Whatever philosophy that encourages the eat local movement got a run for its money this weekend when Miriam Simun served ricotta cheese made from human breast milk at FEAST, an art-centric dinner club in Brooklyn, New York.
The cheese was made from a combination of the milk from a mother in New York, and a cow from the Catskills. It was served on small, edible spoons, drizzled with honey. It was creamy, sweet and mild.
Simun derives milk from willing New York mothers, who she has gotten in touch with through Only The Breast, an online community devoted to mothers looking to buy or sell breast milk.
Along with the human/cow blend ricotta, premiered this weekend, Simun produces three other types of cheeses.
Wisconsin Bang is made from the milk of a Vermont mountain goat and from a lawyer's assistant, who eats a diet rich in organic meat. It's creamy with pungent notes; Sweet Airy Equity, made with the milk of a cow from the Catskills and from a slightly overweight mother in Midtown, whose diet is rich in sweets, is a mild, nutty and hard cheese; City Funk is an aromatic gorgonzola-like cheese, made from the blend of goat's milk and a woman in Manhattan who loves her sweets.

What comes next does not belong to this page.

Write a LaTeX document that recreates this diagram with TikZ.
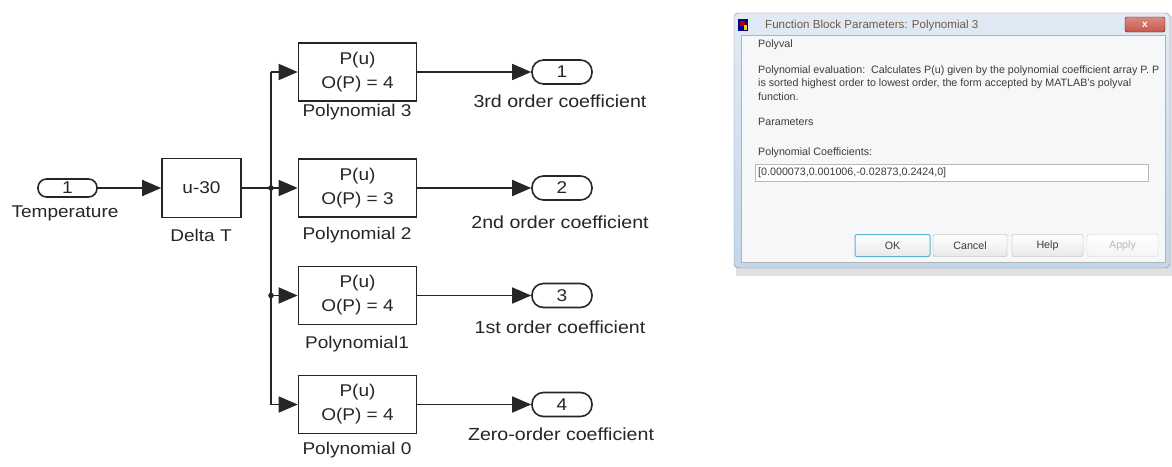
\documentclass[tikz,border=0pt]{standalone}
\usepackage{fontspec}
\setmainfont{Liberation Sans}
\newfontfamily\dfont[FakeStretch=1.12]{Liberation Sans}
\usetikzlibrary{arrows.meta}
\definecolor{ink}{HTML}{262626}
\definecolor{frameblue}{HTML}{C3D6EA}
\definecolor{frameedge}{HTML}{7E8C9C}
\definecolor{panel}{HTML}{F6F7F9}
\definecolor{dlgtext}{HTML}{3C3C3C}
\definecolor{titletext}{HTML}{6E5A44}
\definecolor{closered}{HTML}{C9574B}
\definecolor{okblue}{HTML}{5FB0D8}
\begin{document}
\begin{tikzpicture}[x=1pt,y=-1pt,
  dfnt/.style={font=\dfont\fontsize{17}{24}\selectfont, text=ink},
  blk/.style={draw=ink, line width=1.6pt, minimum width=118pt, minimum height=58pt,
    inner sep=0pt, align=center, dfnt},
  port/.style={draw=ink, line width=1.6pt, rounded corners=11.5pt, minimum width=60pt,
    minimum height=24pt, inner sep=0pt, dfnt},
  lbl/.style={inner sep=0pt, dfnt},
  olbl/.style={lbl, font=\dfont\fontsize{17.5}{24}\selectfont},
  wire/.style={draw=ink, line width=1.6pt},
  sig/.style={wire, -{Triangle[length=19pt,width=16pt]}},
  dtext/.style={inner sep=0pt, anchor=west, text=dlgtext, font=\fontsize{10.7}{12}\selectfont},
  btn/.style={draw=gray!65, rounded corners=2pt, top color=white, bottom color=gray!18,
    minimum height=22pt, inner sep=0pt, text=dlgtext, font=\fontsize{10.7}{12}\selectfont},
]
\useasboundingbox[fill=white] (0,0) rectangle (1172,466);

% ---------------- Simulink diagram ----------------
\node[port, minimum width=59pt, minimum height=18pt, rounded corners=8.5pt] (in1) at (67.5,188) {1};
\node[lbl] (tempL) at (65,213) {Temperature};
\node[blk, minimum width=79pt, minimum height=59pt] (dT) at (201.5,188) {u-30};
\node[lbl] (dTL) at (201,235) {Delta T};

\node[blk] (p3) at (357.5,72)  {P(u)\\O(P) = 4};
\node[blk] (p2) at (357.5,188) {P(u)\\O(P) = 3};
\node[blk] (p1) at (357.5,295.5) {P(u)\\O(P) = 4};
\node[blk] (p0) at (357.5,404.5) {P(u)\\O(P) = 4};
\node[lbl] (p3L) at (357,112) {Polynomial 3};
\node[lbl] (p2L) at (357,235) {Polynomial 2};
\node[lbl] (p1L) at (357,344) {Polynomial1};
\node[lbl] (p0L) at (357,450) {Polynomial 0};

\node[port] (o1) at (562,72)  {1};
\node[port] (o2) at (562,188) {2};
\node[port] (o3) at (562,295.5) {3};
\node[port] (o4) at (562,404.5) {4};
\node[olbl] (o1L) at (560,101) {3rd order coefficient};
\node[olbl] (o2L) at (560,222) {2nd order coefficient};
\node[olbl] (o3L) at (560,327) {1st order coefficient};
\node[olbl] (o4L) at (561,434) {Zero-order coefficient};

\coordinate (j) at (271,188);
\coordinate (j3) at (p3.west -| j);
\coordinate (j1) at (p1.west -| j);
\coordinate (j0) at (p0.west -| j);

\draw[sig] (in1.east) -- (dT.west);
\draw[wire] (dT.east) -- (j);
\draw[wire] (j3) -- (j0);
\draw[sig] (j) -- (p2.west);
\draw[sig] (j3) -- (p3.west);
\draw[sig] (j1) -- (p1.west);
\draw[sig] (j0) -- (p0.west);
\fill[ink] (j) circle (2.8pt);
\fill[ink] (j1) circle (2.8pt);

\draw[sig] (p3.east) -- (o1.west);
\draw[sig] (p2.east) -- (o2.west);
\draw[sig] (p1.east) -- (o3.west);
\draw[sig] (p0.east) -- (o4.west);

% ---------------- Dialog window ----------------
\fill[black!22] (738,18) rectangle (1174,274);
\fill[black!12] (736,16) rectangle (1174,276);
\draw[frameedge, top color=frameblue!50, bottom color=frameblue, rounded corners=4pt]
  (734,13) rectangle (1170,268);
\draw[gray!60, fill=panel] (741,35) rectangle (1165,262);

% title bar
\fill[blue!55!black] (738,19) rectangle (748,31);
\fill[red!70!black] (740,21) rectangle (745,26);
\fill[yellow!70!orange] (744,25) rectangle (747,30);
\node[inner sep=0pt, anchor=west, text=titletext, font=\fontsize{11.6}{13}\selectfont]
  (title) at (765,25) {Function Block Parameters: Polynomial 3};
\node[draw=red!45!black, rounded corners=2pt, top color=closered!70, bottom color=closered,
  minimum width=40pt, minimum height=15pt, inner sep=0pt, text=white,
  font=\bfseries\fontsize{10}{11}\selectfont] (close) at (1145,24.5) {x};

% body text
\node[dtext] (pv) at (758,45) {Polyval};
\node[dtext] (d1) at (758,71) {Polynomial evaluation:\ \ Calculates P(u) given by the polynomial coefficient array P. P};
\node[dtext] (d2) at (758,84) {is sorted highest order to lowest order, the form accepted by MATLAB's polyval};
\node[dtext] (d3) at (758,97) {function.};
\node[dtext] (par) at (758,122) {Parameters};
\node[dtext] (pc) at (758,153) {Polynomial Coefficients:};
\node[draw=gray!55, fill=white, minimum width=393pt, minimum height=17pt, inner sep=0pt]
  (edit) at (951.5,172.5) {};
\node[dtext] (ev) at (758,172.5) {[0.000073,0.001006,-0.02873,0.2424,0]};

% buttons
\node[btn, draw=okblue, line width=1pt, minimum width=75pt] (ok) at (892.5,245.5) {OK};
\node[btn, minimum width=74pt] (cancel) at (970,245.5) {Cancel};
\node[btn, minimum width=71pt] (help) at (1047.5,245.5) {Help};
\node[btn, draw=gray!35, top color=white, bottom color=gray!8, text=gray!55,
  minimum width=71pt] (apply) at (1122.5,245.5) {Apply};
\end{tikzpicture}
\end{document}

Simun is working alongside a chemist to produce pure human cheese, but the unique protein content of human breast milk renders the hardening process somewhat complicated.
At FEAST, the crowds reaction ranged from, bafflement to impartiality—though the FDA will likely be scratching their head over what to do with this emerging trend of marketable human-derived food products.